Another family connection, the president's brother, Neil Bush, has reportedly received funding for his educational software company from the UAE investors. A call to his company was not returned.

Then there is the cabinet connection. Treasury Secretary John Snow was chairman of railroad company CSX/. After he left the company for the White House, CSX sold its international port operations to Dubai Ports World for more than a billion dollars. In Connecticut today, Snow told reporters he had no knowledge of that CSX sale. "I learned of this transaction probably the same way members of the Senate did, by reading about it in the newspapers."

Another administration connection, President Bush chose a Dubai Ports World executive to head the U.S. Maritime Administration. David Sanborn, the former director of Dubai Ports' European and Latin American operations, he was tapped just last month to lead the agency that oversees U.S. port operations.

ROMANS: Now, some members of Congress, some of whom have already confirmed Sanborn, say they'd like to take a closer look at this nomination. But it's not just administration connections that Dubai has in this deal, Lou. It's now aggressively lining up representation on the Hill, bipartisan representation.

DOBBS: Lobbyists as representation, including Bob Dole. It's a remarkable effort. It's a -- it can be a tremulous feeling to stand between $7 billion and those who want to exchange that money irrespective of the consequences. Thank you very much.

Christine Romans. The United Arab Emirates not only has friends in high places in government, it also has high-powered lobbying connections. This oil- rich nation has been lavishing hundreds of thousands of dollars on K Street, lobbying friends to push its point of view and its goals. One of those friends we found out today is none other than Senator Dole, former Senator Dole. Lisa Sylvester has the story.

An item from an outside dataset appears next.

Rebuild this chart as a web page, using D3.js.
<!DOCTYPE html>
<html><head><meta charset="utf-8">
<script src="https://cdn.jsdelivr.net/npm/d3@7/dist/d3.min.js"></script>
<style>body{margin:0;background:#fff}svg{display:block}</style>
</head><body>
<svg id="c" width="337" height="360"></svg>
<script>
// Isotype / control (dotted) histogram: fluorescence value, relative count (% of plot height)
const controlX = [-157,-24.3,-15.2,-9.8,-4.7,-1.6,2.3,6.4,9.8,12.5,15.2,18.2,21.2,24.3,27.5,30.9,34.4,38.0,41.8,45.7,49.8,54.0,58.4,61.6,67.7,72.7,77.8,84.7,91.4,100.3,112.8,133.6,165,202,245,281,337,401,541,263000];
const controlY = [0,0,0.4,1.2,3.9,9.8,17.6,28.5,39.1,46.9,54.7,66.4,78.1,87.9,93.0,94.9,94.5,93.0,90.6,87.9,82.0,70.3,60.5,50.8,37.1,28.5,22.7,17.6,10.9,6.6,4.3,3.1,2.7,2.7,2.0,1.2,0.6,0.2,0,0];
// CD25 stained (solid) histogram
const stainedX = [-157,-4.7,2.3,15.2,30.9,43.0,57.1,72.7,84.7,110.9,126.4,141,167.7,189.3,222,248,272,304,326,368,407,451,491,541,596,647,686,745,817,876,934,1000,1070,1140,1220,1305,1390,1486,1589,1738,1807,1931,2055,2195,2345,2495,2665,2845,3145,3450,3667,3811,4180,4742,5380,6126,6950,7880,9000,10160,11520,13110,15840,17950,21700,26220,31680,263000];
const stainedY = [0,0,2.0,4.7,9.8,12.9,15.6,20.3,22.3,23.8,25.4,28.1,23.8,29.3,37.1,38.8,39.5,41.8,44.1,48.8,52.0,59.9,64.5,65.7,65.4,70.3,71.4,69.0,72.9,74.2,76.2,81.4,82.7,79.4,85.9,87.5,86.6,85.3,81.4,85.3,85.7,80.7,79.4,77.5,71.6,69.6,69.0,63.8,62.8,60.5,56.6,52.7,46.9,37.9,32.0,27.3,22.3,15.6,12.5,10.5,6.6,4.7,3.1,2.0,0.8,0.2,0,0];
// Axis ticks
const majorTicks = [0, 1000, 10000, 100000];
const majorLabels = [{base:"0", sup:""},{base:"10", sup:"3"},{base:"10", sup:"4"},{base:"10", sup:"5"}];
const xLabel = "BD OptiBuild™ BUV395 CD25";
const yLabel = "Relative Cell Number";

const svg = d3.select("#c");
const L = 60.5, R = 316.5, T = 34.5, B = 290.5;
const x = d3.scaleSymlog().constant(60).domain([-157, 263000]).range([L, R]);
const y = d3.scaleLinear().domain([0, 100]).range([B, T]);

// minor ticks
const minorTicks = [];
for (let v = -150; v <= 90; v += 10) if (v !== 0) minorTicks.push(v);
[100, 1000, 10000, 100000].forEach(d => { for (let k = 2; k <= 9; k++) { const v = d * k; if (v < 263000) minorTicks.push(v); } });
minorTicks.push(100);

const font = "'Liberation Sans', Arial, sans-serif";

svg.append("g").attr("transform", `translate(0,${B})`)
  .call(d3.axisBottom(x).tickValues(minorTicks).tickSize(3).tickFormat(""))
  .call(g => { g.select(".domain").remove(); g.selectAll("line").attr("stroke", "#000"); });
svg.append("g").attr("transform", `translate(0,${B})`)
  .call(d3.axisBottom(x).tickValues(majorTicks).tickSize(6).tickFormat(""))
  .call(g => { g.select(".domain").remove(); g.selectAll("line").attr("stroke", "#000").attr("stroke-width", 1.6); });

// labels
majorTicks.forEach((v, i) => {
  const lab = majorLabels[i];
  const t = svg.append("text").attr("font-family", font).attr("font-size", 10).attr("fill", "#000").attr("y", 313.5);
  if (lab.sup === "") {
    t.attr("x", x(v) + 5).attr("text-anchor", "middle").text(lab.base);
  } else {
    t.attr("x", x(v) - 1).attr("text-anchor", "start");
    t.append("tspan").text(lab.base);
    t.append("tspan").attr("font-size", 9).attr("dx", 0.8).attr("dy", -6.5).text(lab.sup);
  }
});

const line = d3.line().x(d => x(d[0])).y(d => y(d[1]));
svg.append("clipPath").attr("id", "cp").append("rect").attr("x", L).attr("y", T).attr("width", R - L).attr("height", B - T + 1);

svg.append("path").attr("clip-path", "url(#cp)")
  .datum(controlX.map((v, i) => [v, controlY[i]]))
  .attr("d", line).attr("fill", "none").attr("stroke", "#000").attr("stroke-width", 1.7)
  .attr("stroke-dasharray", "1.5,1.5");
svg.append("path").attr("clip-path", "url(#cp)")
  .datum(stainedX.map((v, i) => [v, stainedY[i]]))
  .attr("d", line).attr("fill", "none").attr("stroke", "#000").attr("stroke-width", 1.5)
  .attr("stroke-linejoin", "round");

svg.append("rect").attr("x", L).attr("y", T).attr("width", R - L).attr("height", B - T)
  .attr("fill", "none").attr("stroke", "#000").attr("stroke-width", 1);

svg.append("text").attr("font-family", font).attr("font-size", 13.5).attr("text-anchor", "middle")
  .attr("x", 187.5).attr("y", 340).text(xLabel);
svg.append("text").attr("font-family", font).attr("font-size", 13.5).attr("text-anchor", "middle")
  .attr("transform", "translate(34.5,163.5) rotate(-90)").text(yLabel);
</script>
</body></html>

LISA SYLVESTER, CNN CORRESPONDENT: To deflate criticism, Dubai Ports World has gone on a hiring spree. The bipartisan lobbying firm headed by former congressman Tom Downey and Ray McGrath was hired last week. Senator Bob Dole and the lobbying firm he works for, Alston & Bird, also got a call. DPW, owned by a member of the United Arab Emirates, is pushing hard to keep Congress from blocking the deal.

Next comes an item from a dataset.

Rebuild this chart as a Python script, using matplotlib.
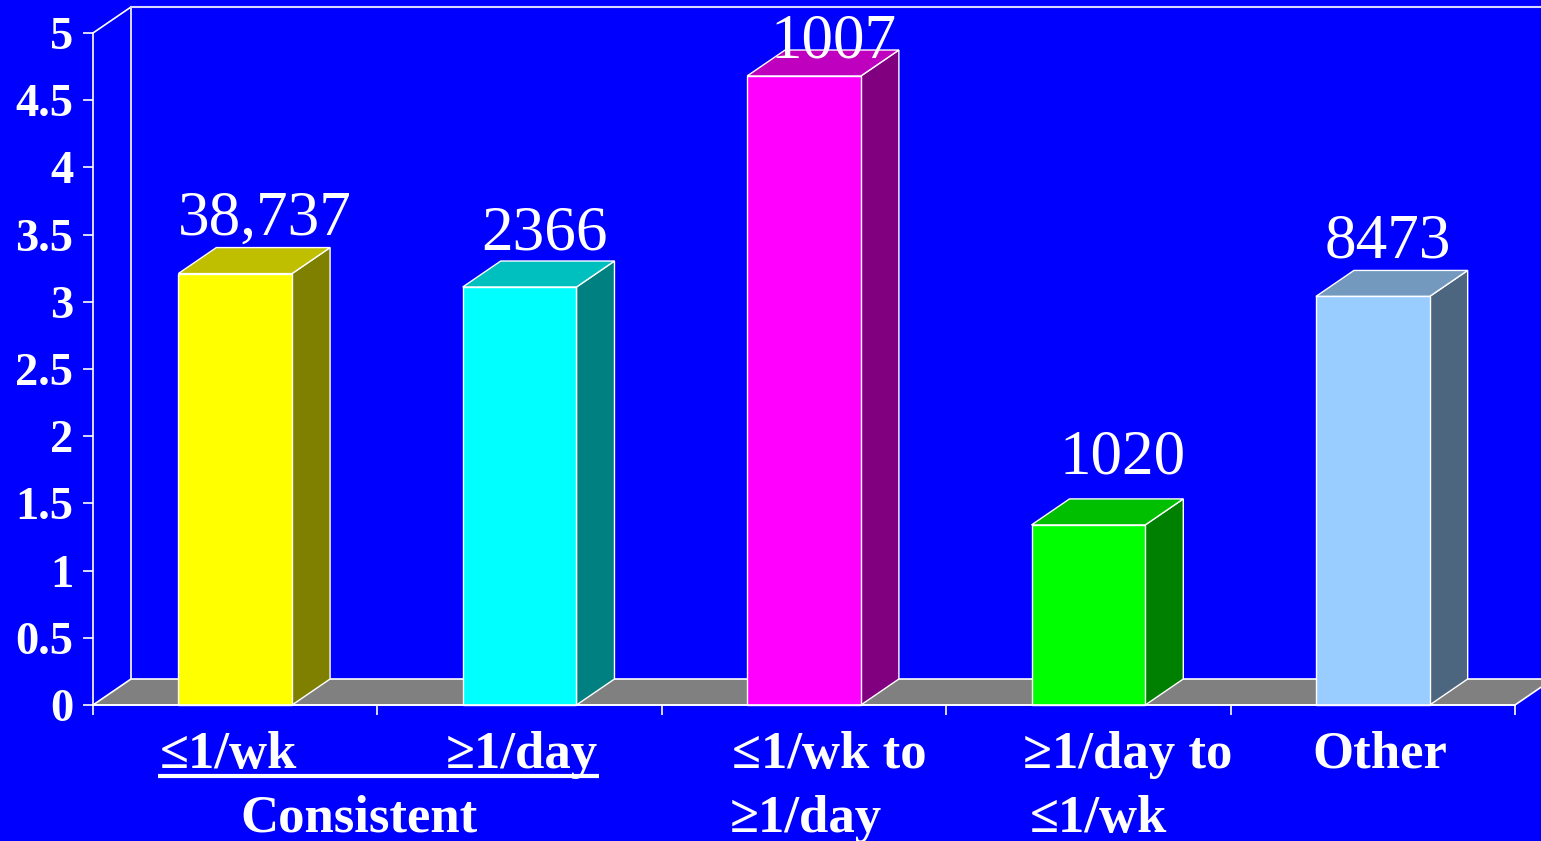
import matplotlib
matplotlib.use("Agg")
from matplotlib import pyplot as plt
from matplotlib.patches import Polygon
from matplotlib.ticker import FuncFormatter, MultipleLocator
from matplotlib.colors import to_rgb

# rates per group
categories = ["≤1/wk", "≥1/day", "≤1/wk to\n≥1/day", "≥1/day to\n≤1/wk", "Other"]
values = [3.21, 3.11, 4.68, 1.34, 3.04]
counts = ["38,737", "2366", "1007", "1020", "8473"]
group_label = "Consistent"
bar_colors = ["#FFFF00", "#00FFFF", "#FF00FF", "#00FF00", "#99CCFF"]

W, H, DPI = 1541, 841, 100
BG = "#0000FF"
SERIF = ["Liberation Serif", "DejaVu Serif"]

fig = plt.figure(figsize=(W / DPI, H / DPI), dpi=DPI, facecolor=BG)
ax = fig.add_axes([93 / W, 136 / H, 1422 / W, 672 / H])
ax.set_facecolor("none")
ax.set_xlim(0, 5)
ax.set_ylim(0, 5)

# depth of the 3d box, in data units (38 px across, 26 px up)
px_x = 1422 / 5
px_y = 672 / 5
DX = 38 / px_x
DY = 26 / px_y
EDGE = "white"


def shade(color, f):
    r, g, b = to_rgb(color)
    return (r * f, g * f, b * f)


def poly(pts, fc, z=2, lw=1.0):
    ax.add_patch(Polygon(pts, closed=True, facecolor=fc, edgecolor=EDGE,
                         linewidth=lw, zorder=z, clip_on=False))


# back wall outline and floor
ax.plot([DX, DX], [DY, 5 + DY], color=EDGE, lw=1.2, clip_on=False, zorder=1)
ax.plot([0, DX], [5, 5 + DY], color=EDGE, lw=1.2, clip_on=False, zorder=1)
ax.plot([DX, 5 + DX], [5 + DY, 5 + DY], color="#D8D8FF", lw=1.5, clip_on=False, zorder=1)
poly([(0, 0), (5, 0), (5 + DX, DY), (DX, DY)], "#808080", z=1, lw=1.2)

# columns: front, top and right side
half = 0.2
for i, (v, c) in enumerate(zip(values, bar_colors)):
    x0, x1 = i + 0.5 - half, i + 0.5 + half
    poly([(x1, 0), (x1 + DX, DY), (x1 + DX, v + DY), (x1, v)], shade(c, 0.5), z=3)
    poly([(x0, v), (x1, v), (x1 + DX, v + DY), (x0 + DX, v + DY)], shade(c, 0.75), z=3)
    poly([(x0, 0), (x1, 0), (x1, v), (x0, v)], c, z=4)

# count labels above each column (pixel nudges: right, up)
nudge = [(30, 13), (25, 12), (30, 13), (34, 25), (15, 13)]
for i, (v, n) in enumerate(zip(values, counts)):
    dx_px, up_px = nudge[i]
    y = min(v + DY + up_px / px_y, 4.82)
    ax.text(i + 0.5 + dx_px / px_x, y, n, ha="center", va="baseline",
            color="white", fontsize=45.5, family=SERIF, zorder=6, clip_on=False)

# axes styling
for side in ["top", "right"]:
    ax.spines[side].set_visible(False)
for side in ["left", "bottom"]:
    ax.spines[side].set_color(EDGE)
    ax.spines[side].set_linewidth(1.2)
    ax.spines[side].set_zorder(5)
ax.yaxis.set_major_locator(MultipleLocator(0.5))
ax.yaxis.set_major_formatter(FuncFormatter(lambda y, _: "%g" % y))
ax.xaxis.set_major_locator(MultipleLocator(1))
ax.tick_params(axis="y", colors=EDGE, length=7.2, width=1.2, pad=7)
ax.tick_params(axis="x", colors=EDGE, length=7.2, width=1.2, labelbottom=False)
for lab in ax.get_yticklabels():
    lab.set_family(SERIF)
    lab.set_fontweight("bold")
    lab.set_fontsize(33.5)
    lab.set_color("white")

# category labels below the floor
tr = ax.get_xaxis_transform()
line1 = (705 - 768) / 672
line2 = (705 - 832) / 672
cat_style = dict(color="white", fontsize=38, fontweight="bold", family=SERIF,
                 va="baseline", transform=tr, clip_on=False)
cat_x = [(0.475, "center"), (1.507, "center"), (2.247, "left"), (3.27, "left"), (4.525, "center")]
cat_x2 = [None, None, 2.24, 3.295, None]
for i, name in enumerate(categories):
    parts = name.split("\n")
    x, ha = cat_x[i]
    ax.text(x, line1, parts[0], ha=ha, **cat_style)
    if len(parts) > 1:
        ax.text(cat_x2[i], line2, parts[1], ha="left", **cat_style)

# the two consistent groups share an underline and a caption
ul_y = (705 - 776) / 672
ax.plot([(158 - 93) / px_x, (599 - 93) / px_x], [ul_y, ul_y], color="white",
        lw=3, transform=tr, clip_on=False, solid_capstyle="butt")
ax.text(0.936, line2, group_label, ha="center", **cat_style)

fig.savefig("out.png", dpi=DPI, facecolor=BG)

TED BILKEY, COO, DUBAI PORTS WORLD: We're going to do anything possible to be sure that this deal goes through.

SYLVESTER: And they're tapping former lawmakers to do their bidding.

ROBERTA BASKIN, CENTER FOR PUBLIC INTEGRITY: An ex-senator is a perfectly-placed lobbyist because an ex-senator, of course, is going to have more gravitas. An ex-senator can actually go onto the Senate floor. SYLVESTER: But lobbying Congress is not new for the United Arab Emirates. The country has a team of U.S. lobbyists representing its interests. Records filed with the Department of Justices Foreign Registration Office show the UAE paid at least four lobbying firms more than $720,000 last year. According to Senate disclosure records, the Dubai Chamber of Commerce spent at least $100,000 lobbying Capitol Hill in the first half of last year. But the heavy lobbying efforts could backfire. It's now drawing attention to the influence of foreign governments on U.S. policy. Senator John Kerry has written Treasury Secretary Snow asking for full disclosure of the lobbying efforts on behalf of DPW. Congressman Curt Weldon echoed the need to know more about how this deal was sealed.

REP. CURT WELDON (R), PENNSYLVANIA: We're talking about a corporation that is majority interest owned by another government. That's unlike the British or other companies that come in and invest in America. You're talking about a company that largely has a government control its operations.

SYLVESTER: One problem with foreign lobbying is the lack of transparency. Lobbyists representing foreign governments have to register with the Department of Justice, but the records are not easily obtained and the information included on those disclosure forms are usually very vague with government entities revealing as little as possible -- Lou.

DOBBS: Imagine that, revealing as little as possible in Washington, D.C. I'm shocked. Lisa, thank you very much.